Die Westdeutsche Martina Renner macht Politik für Die Linke. Eine Partei, die zwar im Westen angekommen ist, aber immer noch mindestens überwiegend eine Ost-Partei ist. Sie holt Stimmen, in dem sie immer wieder die Unterschiede betont - zwischen den ostdeutschen Bundesländern in Nord-Ost-Mitteldeutschland und dem Rest der Republik.
"Sie haben drei bis sechs Euro weniger Brutto als vergleichbar im Westen, es gibt viel mehr prekäre Beschäftigung. Wenn man aufs Jahr schaut, die Menschen arbeiten länger für weniger Geld. Und das zweite Thema, und das ist tatsächlich auch wichtig, es wird ja manchmal belächelt: Dieses Gefühl, in den Führungsetagen, sei es in den Universitäten, in den Ministerien, in den Medien nicht vorzukommen – das ist auch real. Das sind reale Benachteiligungen."

Ost-West-Sicht der älteren Generation bleibt

Reale Benachteiligungen für "die Ossis". Dieses Gefühl schwingt immer mit bei allen Ungleichheiten, die Martina Renner aufzählt. Der Geburtsort eines Menschen sagt zwar nicht aus, wie gut oder schlecht jemand seine Arbeit macht - aber darum geht es auch nicht. Es geht um die Gruppenzugehörigkeit, die auch 2019 weiterlebt
Aber Unterschiede in Deutschland lassen sich nicht auf Ost-West reduzieren, sagt auch Martina Renner:
"Da ist natürlich vollkommen klar, dass die Situation in Stuttgart eine andere ist als in Ostwestfalen. Das sehen wir auch. Aber man muss schon auch zugestehen, dass die Chancen auf eine sichere Beschäftigung mit auskömmlichen Einkommen, mit, ich sag mal so, geregelten Arbeitsbedingungen, also nicht permanenter Druck, Ausbeutung, weiterhin ein Grund sind, die Region zu verlassen."

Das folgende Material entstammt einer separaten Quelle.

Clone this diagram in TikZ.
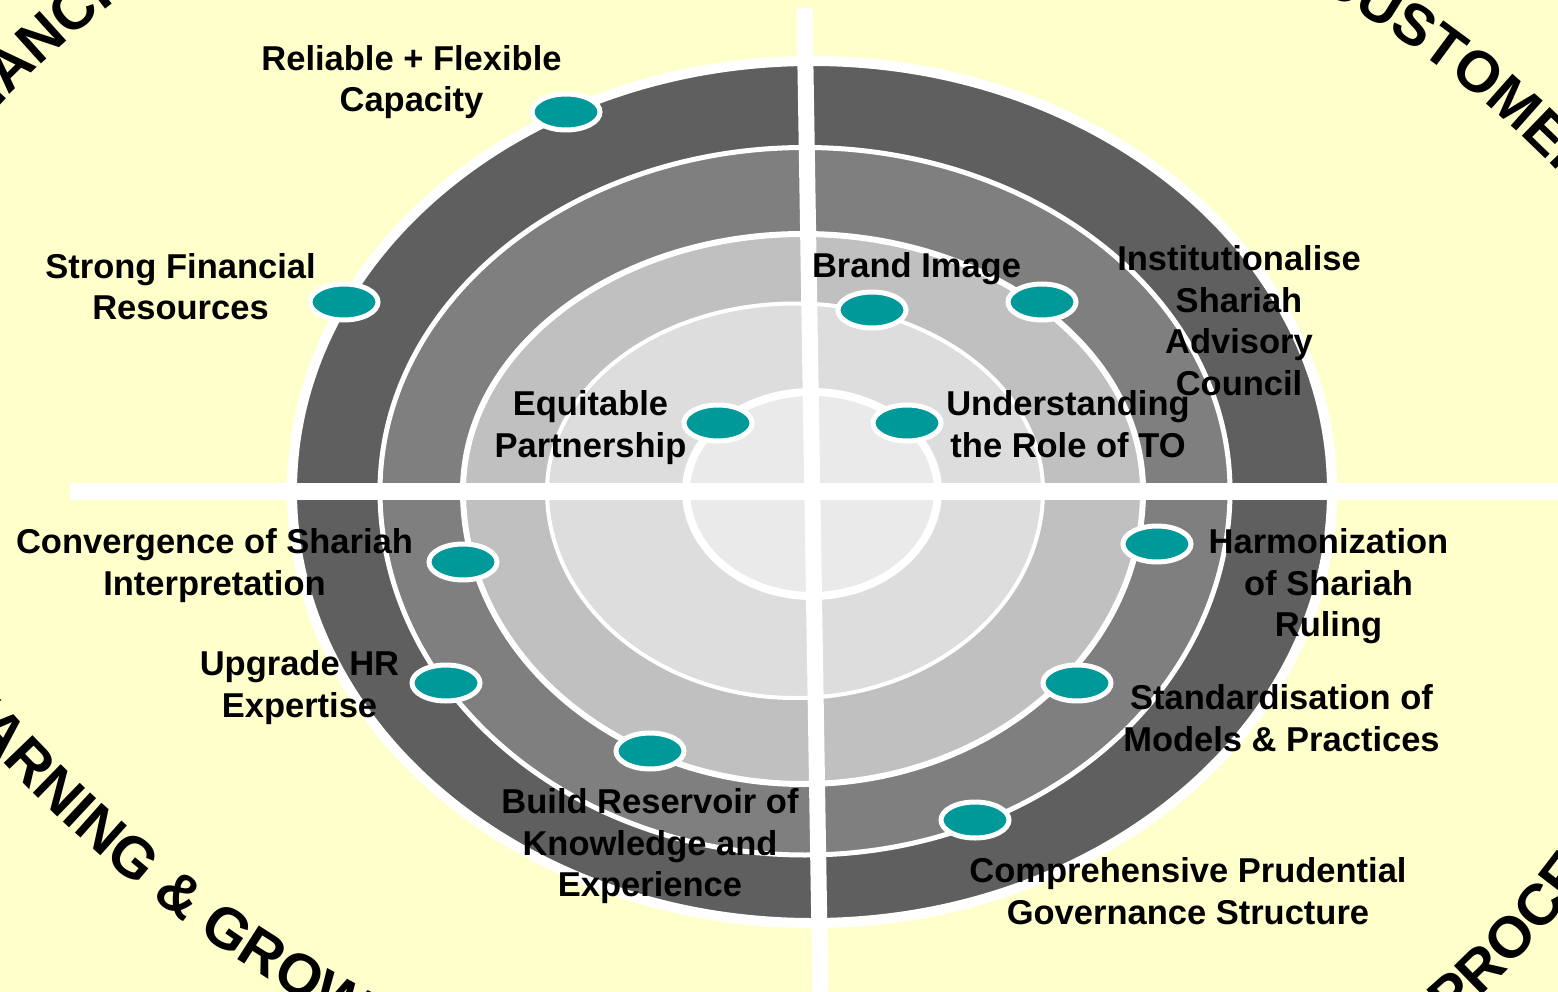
\documentclass[tikz,border=0pt]{standalone}
\usepackage{fontspec}
\setmainfont{Liberation Sans}
\usetikzlibrary{shapes.geometric,decorations.text}
\definecolor{bgyellow}{HTML}{FFFFCC}
\definecolor{ringA}{HTML}{5F5F5F}
\definecolor{ringB}{HTML}{7F7F7F}
\definecolor{ringC}{HTML}{C0C0C0}
\definecolor{ringD}{HTML}{DDDDDD}
\definecolor{ringE}{HTML}{EAEAEA}
\definecolor{dotteal}{HTML}{009999}
\begin{document}
\begin{tikzpicture}[x=1pt,y=-1pt,
  lbl/.style={font=\fontsize{34.5}{41.5}\selectfont\bfseries, align=center, inner sep=0pt, text=black},
  tealdot/.style={ellipse, fill=dotteal, draw=white, line width=5pt, minimum width=68pt, minimum height=36pt, inner sep=0pt},
  cornertext/.style={decorate, decoration={text along path, text align=center,
      text={|\fontsize{58}{60}\selectfont\bfseries|#1}}},
  ringline/.style={draw=white}
]
\useasboundingbox (0,0) rectangle (1558,992);
\fill[bgyellow] (0,0) rectangle (1558,992);

% upper halves of the rings
\begin{scope}
  \clip (0,0) rectangle (1558,491.5);
  \draw[ringline, line width=10pt, fill=ringA] (812,491) ellipse [x radius=520, y radius=430];
  \draw[ringline, line width=5pt, fill=ringB] (805,491) ellipse [x radius=425, y radius=343.5];
  \draw[ringline, line width=6pt, fill=ringC] (803,491) ellipse [x radius=340, y radius=257];
  \draw[ringline, line width=4pt, fill=ringD] (795,491) ellipse [x radius=248, y radius=187.5];
  \draw[ringline, line width=8pt, fill=ringE] (812,491) ellipse [x radius=126, y radius=99];
\end{scope}
% lower halves of the rings
\begin{scope}
  \clip (0,491.5) rectangle (1558,992);
  \draw[ringline, line width=10pt, fill=ringA] (812,491) ellipse [x radius=520, y radius=432];
  \draw[ringline, line width=5pt, fill=ringB] (805,491) ellipse [x radius=425, y radius=364];
  \draw[ringline, line width=6pt, fill=ringC] (803,491) ellipse [x radius=340, y radius=293];
  \draw[ringline, line width=4pt, fill=ringD] (795,491) ellipse [x radius=248, y radius=207];
  \draw[ringline, line width=8pt, fill=ringE] (812,491) ellipse [x radius=126, y radius=105];
\end{scope}

% cross bars
\coordinate (hL) at (70,491.5);
\coordinate (hR) at (1570,491.5);
\coordinate (vT) at (804.5,8);
\coordinate (vB) at (820.5,1000);
\draw[white, line width=17pt] (hL) -- (hR);
\draw[white, line width=16pt] (vT) -- (vB);

% dots
\node[tealdot] (d1) at (566,112) {};
\node[tealdot] (d2) at (344,302) {};
\node[tealdot] (d3) at (718,423) {};
\node[tealdot] (d4) at (872,310) {};
\node[tealdot] (d5) at (1042,302) {};
\node[tealdot] (d6) at (907,423) {};
\node[tealdot] (d7) at (463,562) {};
\node[tealdot] (d8) at (446,683) {};
\node[tealdot] (d9) at (650,751) {};
\node[tealdot] (d10) at (1157,544) {};
\node[tealdot] (d11) at (1077,683) {};
\node[tealdot] (d12) at (975,820) {};

% labels
\node[lbl] (l1) at (411.5,82.5) {Reliable + Flexible\strut\\Capacity\strut};
\node[lbl] (l2) at (180.5,290.5) {Strong Financial\strut\\Resources\strut};
\node[lbl] (l3) at (590.5,428) {Equitable\strut\\Partnership\strut};
\node[lbl] (l4) at (916.5,269) {Brand Image\strut};
\node[lbl] (l5) at (1239,324.5) {Institutionalise\strut\\Shariah\\Advisory\\Council\strut};
\node[lbl] (l6) at (1068,428) {Understanding\strut\\the Role of TO\strut};
\node[lbl] (l7) at (214.5,566) {Convergence of Shariah\strut\\Interpretation\strut};
\node[lbl] (l8) at (299.5,688) {Upgrade HR\strut\\Expertise\strut};
\node[lbl] (l9) at (650,847) {Build Reservoir of\strut\\Knowledge and\\Experience\strut};
\node[lbl] (l10) at (1328.5,587) {Harmonization\strut\\of Shariah\\Ruling\strut};
\node[lbl] (l11) at (1281.5,722) {Standardisation of\strut\\Models \& Practices\strut};
\node[lbl] (l12) at (1188,895) {Comprehensive Prudential\strut\\Governance Structure\strut};

% perspective titles along arcs
\coordinate (fS) at (-135,284);
\coordinate (fE) at (304.5,-111.8);
\coordinate (cS) at (1137,-87);
\coordinate (cE) at (1692,346);
\coordinate (gS) at (-97.6,639.6);
\coordinate (gE) at (463.8,1078.1);
\coordinate (pS) at (1154,1190);
\coordinate (pE) at (1651,779);
\path[cornertext={FINANCIAL}] (fS) to[bend left=17.2, looseness=0.89] (fE);
\path[cornertext={CUSTOMER}] (cS) to[bend left=20.6, looseness=0.89] (cE);
\path[cornertext={LEARNING {\&} GROWTH}] (gS) to[bend right=15.9, looseness=0.87] (gE);
\path[cornertext={INTERNAL PROCESS}] (pS) to[bend right=21, looseness=0.89] (pE);
\end{tikzpicture}
\end{document}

Braucht es in Deutschland also einen Abwanderungs- statt Ostbeauftragten? Mit gezielter Förderung von Regionen in ganz Deutschland?
So einfach sei das nicht, meint Medienjournalist Jörg Wagner. Die Ost-West-Sicht wird vielleicht schwächer, aber sie wird noch lange bestehen: "30 Jahre nach dem sogenannten Mauerfall gibt es regionale Unterschiede zwischen Ost und West, ich meine 30 Jahre DDR kann man nicht so einfach abschütteln, auch wenn die Generationen so langsam aussterben, aber die Kinder und Kindeskinder leben ja in einem kulturellen Umfeld, das sich ständig reproduziert. Und daher denke ich, dass man auf diese regionalen Unterschiede genauso Rücksicht nehmen sollte wie auf bayerische und norddeutsche Befindlichkeiten. Allerdings in der politischen Auseinandersetzung wird das eben sehr gerne auf Ost und West reduziert."